* [The exercise] Reproduce the records. Keep every word exact and include no images.

* [Dataset content]
— start —

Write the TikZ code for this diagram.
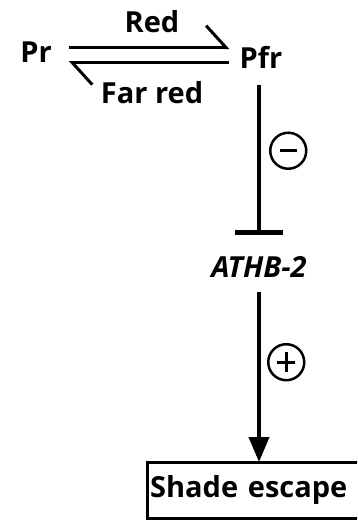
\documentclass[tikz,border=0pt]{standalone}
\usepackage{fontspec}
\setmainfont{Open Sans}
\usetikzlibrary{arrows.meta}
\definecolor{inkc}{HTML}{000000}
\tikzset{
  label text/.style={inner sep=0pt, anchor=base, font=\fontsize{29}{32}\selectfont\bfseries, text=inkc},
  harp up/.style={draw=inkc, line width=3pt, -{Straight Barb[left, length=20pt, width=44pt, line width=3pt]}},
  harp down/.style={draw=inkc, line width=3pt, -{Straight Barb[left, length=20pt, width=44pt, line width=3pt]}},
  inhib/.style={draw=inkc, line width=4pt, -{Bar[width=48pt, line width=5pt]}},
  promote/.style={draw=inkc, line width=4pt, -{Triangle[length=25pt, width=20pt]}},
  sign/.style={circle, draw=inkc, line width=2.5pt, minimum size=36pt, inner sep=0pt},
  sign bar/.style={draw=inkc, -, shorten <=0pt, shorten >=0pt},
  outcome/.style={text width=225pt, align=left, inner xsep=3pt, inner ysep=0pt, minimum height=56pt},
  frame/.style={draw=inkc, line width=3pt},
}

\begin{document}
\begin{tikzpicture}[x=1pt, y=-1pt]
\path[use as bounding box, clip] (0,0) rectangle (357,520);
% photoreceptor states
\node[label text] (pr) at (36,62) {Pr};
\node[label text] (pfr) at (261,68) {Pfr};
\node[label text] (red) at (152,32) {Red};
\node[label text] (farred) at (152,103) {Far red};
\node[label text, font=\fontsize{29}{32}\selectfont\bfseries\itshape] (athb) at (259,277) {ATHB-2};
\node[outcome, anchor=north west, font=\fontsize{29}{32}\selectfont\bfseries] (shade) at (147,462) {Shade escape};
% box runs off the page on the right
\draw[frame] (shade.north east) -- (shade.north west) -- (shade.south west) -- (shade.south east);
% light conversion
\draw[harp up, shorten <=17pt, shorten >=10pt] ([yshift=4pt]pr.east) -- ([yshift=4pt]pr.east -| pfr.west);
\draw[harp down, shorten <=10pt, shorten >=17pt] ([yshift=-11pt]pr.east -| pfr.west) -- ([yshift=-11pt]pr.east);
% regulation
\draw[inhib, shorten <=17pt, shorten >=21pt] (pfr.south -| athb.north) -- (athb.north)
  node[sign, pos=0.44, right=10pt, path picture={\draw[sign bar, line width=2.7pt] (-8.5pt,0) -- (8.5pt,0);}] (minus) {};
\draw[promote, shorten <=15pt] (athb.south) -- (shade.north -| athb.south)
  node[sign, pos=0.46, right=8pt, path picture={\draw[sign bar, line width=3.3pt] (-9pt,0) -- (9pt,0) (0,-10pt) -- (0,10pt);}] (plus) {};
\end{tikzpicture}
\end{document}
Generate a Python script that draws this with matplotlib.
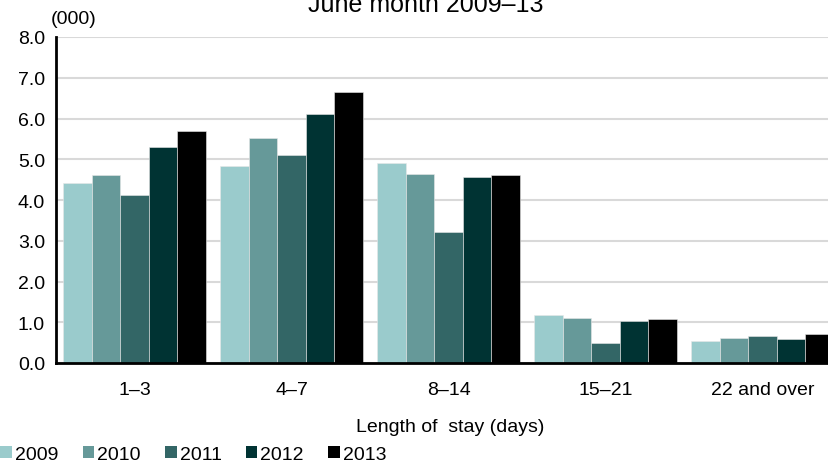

— end —

* [Answer below]
Write the TikZ code for this diagram.
\documentclass[tikz,border=0pt]{standalone}
\usepackage{fontspec}
\setmainfont{Open Sans}
\usetikzlibrary{arrows.meta}
\definecolor{inkc}{HTML}{000000}
\tikzset{
  label text/.style={inner sep=0pt, anchor=base, font=\fontsize{29}{32}\selectfont\bfseries, text=inkc},
  harp up/.style={draw=inkc, line width=3pt, -{Straight Barb[left, length=20pt, width=44pt, line width=3pt]}},
  harp down/.style={draw=inkc, line width=3pt, -{Straight Barb[left, length=20pt, width=44pt, line width=3pt]}},
  inhib/.style={draw=inkc, line width=4pt, -{Bar[width=48pt, line width=5pt]}},
  promote/.style={draw=inkc, line width=4pt, -{Triangle[length=25pt, width=20pt]}},
  sign/.style={circle, draw=inkc, line width=2.5pt, minimum size=36pt, inner sep=0pt},
  sign bar/.style={draw=inkc, -, shorten <=0pt, shorten >=0pt},
  outcome/.style={text width=225pt, align=left, inner xsep=3pt, inner ysep=0pt, minimum height=56pt},
  frame/.style={draw=inkc, line width=3pt},
}

\begin{document}
\begin{tikzpicture}[x=1pt, y=-1pt]
\path[use as bounding box, clip] (0,0) rectangle (357,520);
% photoreceptor states
\node[label text] (pr) at (36,62) {Pr};
\node[label text] (pfr) at (261,68) {Pfr};
\node[label text] (red) at (152,32) {Red};
\node[label text] (farred) at (152,103) {Far red};
\node[label text, font=\fontsize{29}{32}\selectfont\bfseries\itshape] (athb) at (259,277) {ATHB-2};
\node[outcome, anchor=north west, font=\fontsize{29}{32}\selectfont\bfseries] (shade) at (147,462) {Shade escape};
% box runs off the page on the right
\draw[frame] (shade.north east) -- (shade.north west) -- (shade.south west) -- (shade.south east);
% light conversion
\draw[harp up, shorten <=17pt, shorten >=10pt] ([yshift=4pt]pr.east) -- ([yshift=4pt]pr.east -| pfr.west);
\draw[harp down, shorten <=10pt, shorten >=17pt] ([yshift=-11pt]pr.east -| pfr.west) -- ([yshift=-11pt]pr.east);
% regulation
\draw[inhib, shorten <=17pt, shorten >=21pt] (pfr.south -| athb.north) -- (athb.north)
  node[sign, pos=0.44, right=10pt, path picture={\draw[sign bar, line width=2.7pt] (-8.5pt,0) -- (8.5pt,0);}] (minus) {};
\draw[promote, shorten <=15pt] (athb.south) -- (shade.north -| athb.south)
  node[sign, pos=0.46, right=8pt, path picture={\draw[sign bar, line width=3.3pt] (-9pt,0) -- (9pt,0) (0,-10pt) -- (0,10pt);}] (plus) {};
\end{tikzpicture}
\end{document}
Generate a Python script that draws this with matplotlib.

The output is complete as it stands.